------ INFORMATION SHOWN ------

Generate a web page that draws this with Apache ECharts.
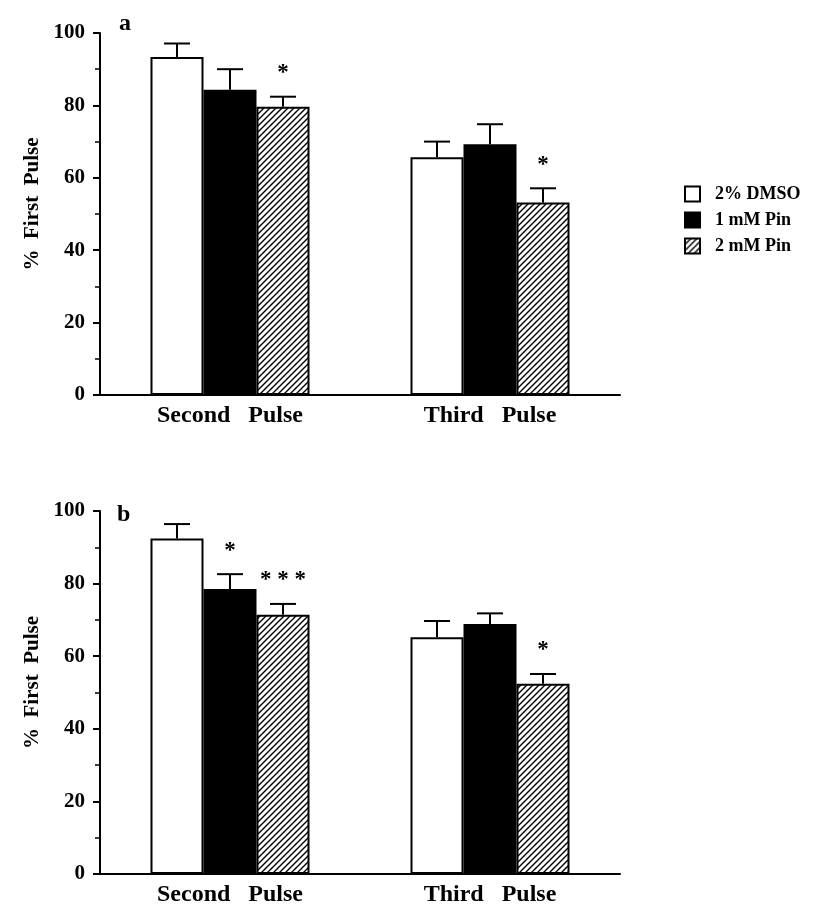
<!DOCTYPE html>
<html>
<head>
<meta charset="utf-8">
<script src="https://cdn.jsdelivr.net/npm/echarts@6/dist/echarts.min.js"></script>
<style>
  html, body { margin: 0; padding: 0; background: #fff; }
  #chart { width: 813px; height: 918px; }
</style>
</head>
<body>
<div id="chart"></div>
<script>
// data
const categories = ['Second   Pulse', 'Third   Pulse']
const groupNames = ['2% DMSO', '1 mM Pin', '2 mM Pin']
const yTicks = [0, 20, 40, 60, 80, 100]

// panel a
const aDmso = [93.4, 65.7]
const aDmsoErr = [3.7, 4.3]
const aPin1 = [84.3, 69.3]
const aPin1Err = [5.7, 5.5]
const aPin2 = [79.6, 53.2]
const aPin2Err = [2.8, 3.9]
const aSig = [['', ''], ['', ''], ['*', '*']]

// panel b
const bDmso = [92.4, 65.2]
const bDmsoErr = [4.0, 4.5]
const bPin1 = [78.5, 68.9]
const bPin1Err = [4.1, 2.9]
const bPin2 = [71.4, 52.4]
const bPin2Err = [3.0, 2.7]
const bSig = [['', ''], ['*', ''], ['* * *', '*']]

const FONT = '"Liberation Serif", "DejaVu Serif", serif'
const BAR_W = 53

// diagonal hatch for 2 mM Pin
function hatch() {
  const c = document.createElement('canvas')
  c.width = 6
  c.height = 6
  const ctx = c.getContext('2d')
  ctx.fillStyle = '#fff'
  ctx.fillRect(0, 0, 6, 6)
  ctx.strokeStyle = '#000'
  ctx.lineWidth = 1.4
  ctx.beginPath()
  ctx.moveTo(0, 6); ctx.lineTo(6, 0)
  ctx.moveTo(-1, 1); ctx.lineTo(1, -1)
  ctx.moveTo(5, 7); ctx.lineTo(7, 5)
  ctx.stroke()
  return { image: c, repeat: 'repeat' }
}

const fills = ['#ffffff', '#000000', hatch()]

function barSeries(name, i, values, axis) {
  return {
    name: name,
    type: 'bar',
    xAxisIndex: axis,
    yAxisIndex: axis,
    barWidth: BAR_W,
    barGap: '0%',
    itemStyle: { color: fills[i], borderColor: '#000', borderWidth: 2 },
    data: values
  }
}

function errSeries(i, values, errs, sig, axis) {
  return {
    type: 'custom',
    xAxisIndex: axis,
    yAxisIndex: axis,
    z: 5,
    silent: true,
    encode: { x: 0, y: 1 },
    data: values.map((v, k) => [k, v, errs[k]]),
    renderItem: function (params, api) {
      const base = api.coord([api.value(0), api.value(1)])
      const top = api.coord([api.value(0), api.value(1) + api.value(2)])
      const x = base[0] + (i - 1) * BAR_W
      const children = [
        { type: 'line', shape: { x1: x, y1: base[1], x2: x, y2: top[1] }, style: { stroke: '#000', lineWidth: 2 } },
        { type: 'line', shape: { x1: x - 13, y1: top[1], x2: x + 13, y2: top[1] }, style: { stroke: '#000', lineWidth: 2 } }
      ]
      const mark = sig[api.value(0)]
      if (mark) {
        children.push({
          type: 'text',
          style: {
            text: mark, x: x, y: top[1] - 12,
            align: 'center', verticalAlign: 'bottom',
            font: 'bold 23px ' + FONT, fill: '#000'
          }
        })
      }
      return { type: 'group', children: children }
    }
  }
}

function xAxis(grid) {
  return {
    type: 'category',
    gridIndex: grid,
    data: categories,
    axisLine: { lineStyle: { color: '#000', width: 2 } },
    axisTick: { show: false },
    axisLabel: { color: '#000', fontFamily: FONT, fontWeight: 'bold', fontSize: 24, margin: 9 }
  }
}

function yAxis(grid) {
  return {
    type: 'value',
    gridIndex: grid,
    min: yTicks[0],
    max: yTicks[yTicks.length - 1],
    interval: yTicks[1] - yTicks[0],
    name: '%  First  Pulse',
    nameLocation: 'middle',
    nameGap: 55,
    nameTextStyle: { color: '#000', fontFamily: FONT, fontWeight: 'bold', fontSize: 21, padding: [0, 0, 0, 20] },
    splitLine: { show: false },
    axisLine: { show: true, lineStyle: { color: '#000', width: 2 } },
    axisTick: { show: true, length: 7, lineStyle: { color: '#000', width: 2 } },
    minorTick: { show: true, splitNumber: 2, length: 5, lineStyle: { color: '#000', width: 1.5 } },
    axisLabel: { color: '#000', fontFamily: FONT, fontWeight: 'bold', fontSize: 21, margin: 15 }
  }
}

const chart = echarts.init(document.getElementById('chart'))
chart.setOption({
  animation: false,
  backgroundColor: '#fff',
  grid: [
    { left: 100, width: 520, top: 33, height: 362 },
    { left: 100, width: 520, top: 511, height: 363 }
  ],
  legend: {
    orient: 'vertical',
    left: 679,
    top: 180,
    itemWidth: 15,
    itemHeight: 15,
    itemGap: 8,
    icon: 'rect',
    data: groupNames,
    textStyle: { color: '#000', fontFamily: FONT, fontWeight: 'bold', fontSize: 18, padding: [0, 0, 0, 10] }
  },
  graphic: [
    { type: 'text', left: 119, top: 12, style: { text: 'a', font: 'bold 24px ' + FONT, fill: '#000' } },
    { type: 'text', left: 117, top: 503, style: { text: 'b', font: 'bold 24px ' + FONT, fill: '#000' } }
  ],
  xAxis: [xAxis(0), xAxis(1)],
  yAxis: [yAxis(0), yAxis(1)],
  series: [
    barSeries(groupNames[0], 0, aDmso, 0),
    barSeries(groupNames[1], 1, aPin1, 0),
    barSeries(groupNames[2], 2, aPin2, 0),
    errSeries(0, aDmso, aDmsoErr, aSig[0], 0),
    errSeries(1, aPin1, aPin1Err, aSig[1], 0),
    errSeries(2, aPin2, aPin2Err, aSig[2], 0),
    barSeries(groupNames[0], 0, bDmso, 1),
    barSeries(groupNames[1], 1, bPin1, 1),
    barSeries(groupNames[2], 2, bPin2, 1),
    errSeries(0, bDmso, bDmsoErr, bSig[0], 1),
    errSeries(1, bPin1, bPin1Err, bSig[1], 1),
    errSeries(2, bPin2, bPin2Err, bSig[2], 1)
  ]
})
</script>
</body>
</html>
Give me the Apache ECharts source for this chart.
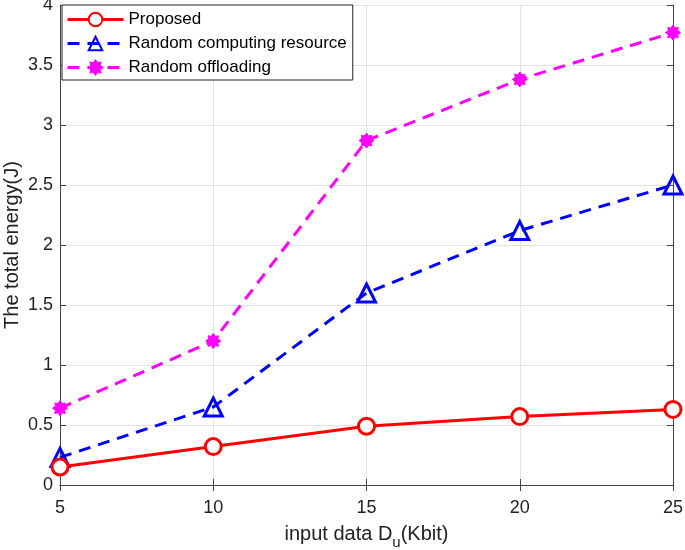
<!DOCTYPE html>
<html>
<head>
<meta charset="utf-8">
<script src="https://cdn.jsdelivr.net/npm/echarts@6/dist/echarts.min.js"></script>
<style>html,body{margin:0;padding:0;background:#fff}#c{width:685px;height:550px}</style>
</head>
<body>
<div id="c"></div>
<script>
const xValues = [5, 10, 15, 20, 25];
const proposed = [0.15, 0.32, 0.49, 0.57, 0.63];
const randomComputing = [0.23, 0.65, 1.6, 2.12, 2.5];
const randomOffloading = [0.64, 1.2, 2.87, 3.38, 3.77];
const seriesNames = ['Proposed', 'Random computing resource', 'Random offloading'];

const star = 'path://M0,-10 L3,-6 L7,-7 L6,-3 L10,0 L6,3 L7,7 L3,6 L0,10 L-3,6 L-7,7 L-6,3 L-10,0 L-6,-3 L-7,-7 L-3,-6 Z';
const font = 'Liberation Sans';
const chart = echarts.init(document.getElementById('c'));
const pairs = a => xValues.map((x, i) => [x, a[i]]);
chart.setOption({
  animation: false,
  textStyle: {fontFamily: font},
  grid: {left: 60, right: 12, top: 5, bottom: 65, outerBoundsMode: 'none', containLabel: false},
  legend: {
    left: 62, top: 5, orient: 'vertical',
    backgroundColor: '#fff', borderColor: '#222', borderWidth: 1,
    padding: [6, 6, 4, 4], itemGap: 7, itemWidth: 56, itemHeight: 17,
    textStyle: {fontSize: 17, color: '#000', fontFamily: font},
    lineStyle: {width: 3},
    data: seriesNames
  },
  xAxis: [{
    type: 'value', min: 5, max: 25, interval: 5,
    name: '{a|input data D}{s|u}{a|(Kbit)}', nameLocation: 'middle', nameGap: 34, nameMoveOverlap: false,
    nameTextStyle: {rich: {a: {fontSize: 20, color: '#222', fontFamily: font}, s: {fontSize: 15, color: '#222', padding: [16, 0, 0, 0], fontFamily: font}}},
    axisLine: {lineStyle: {color: '#444', width: 1}},
    axisTick: {inside: true, length: 6, lineStyle: {color: '#444'}},
    axisLabel: {fontSize: 18, color: '#222', margin: 14},
    splitLine: {show: true, lineStyle: {color: '#e3e3e3'}}
  }, {
    type: 'value', min: 5, max: 25, interval: 5, position: 'top',
    axisLine: {show: true, lineStyle: {color: '#444'}},
    axisTick: {inside: true, length: 6, lineStyle: {color: '#444'}},
    axisLabel: {show: false}, splitLine: {show: false}
  }],
  yAxis: [{
    type: 'value', min: 0, max: 4, interval: 0.5,
    name: 'The total energy(J)', nameLocation: 'middle', nameGap: 38, nameMoveOverlap: false,
    nameTextStyle: {fontSize: 20, color: '#222'},
    axisLine: {show: true, lineStyle: {color: '#444'}},
    axisTick: {show: true, inside: true, length: 6, lineStyle: {color: '#444'}},
    axisLabel: {fontSize: 18, color: '#222', margin: 7},
    splitLine: {show: true, lineStyle: {color: '#e3e3e3'}}
  }, {
    type: 'value', min: 0, max: 4, interval: 0.5, position: 'right',
    axisLine: {show: true, lineStyle: {color: '#444'}},
    axisTick: {show: true, inside: true, length: 6, lineStyle: {color: '#444'}},
    axisLabel: {show: false}, splitLine: {show: false}
  }],
  series: [{
    name: seriesNames[0], type: 'line', data: pairs(proposed),
    symbol: 'circle', symbolSize: 16, showAllSymbol: true,
    lineStyle: {color: '#ff0000', width: 3},
    itemStyle: {color: '#fff', borderColor: '#ff0000', borderWidth: 3},
    z: 4
  }, {
    name: seriesNames[1], type: 'line', data: pairs(randomComputing),
    symbol: 'triangle', symbolSize: 18,
    lineStyle: {color: '#0000ff', width: 3, type: [12, 8]},
    itemStyle: {color: 'rgba(255,255,255,0)', borderColor: '#0000ff', borderWidth: 3},
    z: 3
  }, {
    name: seriesNames[2], type: 'line', data: pairs(randomOffloading),
    symbol: star, symbolSize: 15,
    lineStyle: {color: '#ff00ff', width: 3, type: [12, 8]},
    itemStyle: {color: '#ff00ff', borderColor: '#ff00ff', borderWidth: 1},
    z: 2
  }]
});
</script>
</body>
</html>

------

Write out word for word the lines above that run from the one with "Give me the" to the one with "const seriesNames = ['Proposed', 'Random". Include both end lines; exclude the images.

Give me the Apache ECharts source for this chart.
<!DOCTYPE html>
<html>
<head>
<meta charset="utf-8">
<script src="https://cdn.jsdelivr.net/npm/echarts@6/dist/echarts.min.js"></script>
<style>html,body{margin:0;padding:0;background:#fff}#c{width:685px;height:550px}</style>
</head>
<body>
<div id="c"></div>
<script>
const xValues = [5, 10, 15, 20, 25];
const proposed = [0.15, 0.32, 0.49, 0.57, 0.63];
const randomComputing = [0.23, 0.65, 1.6, 2.12, 2.5];
const randomOffloading = [0.64, 1.2, 2.87, 3.38, 3.77];
const seriesNames = ['Proposed', 'Random computing resource', 'Random offloading'];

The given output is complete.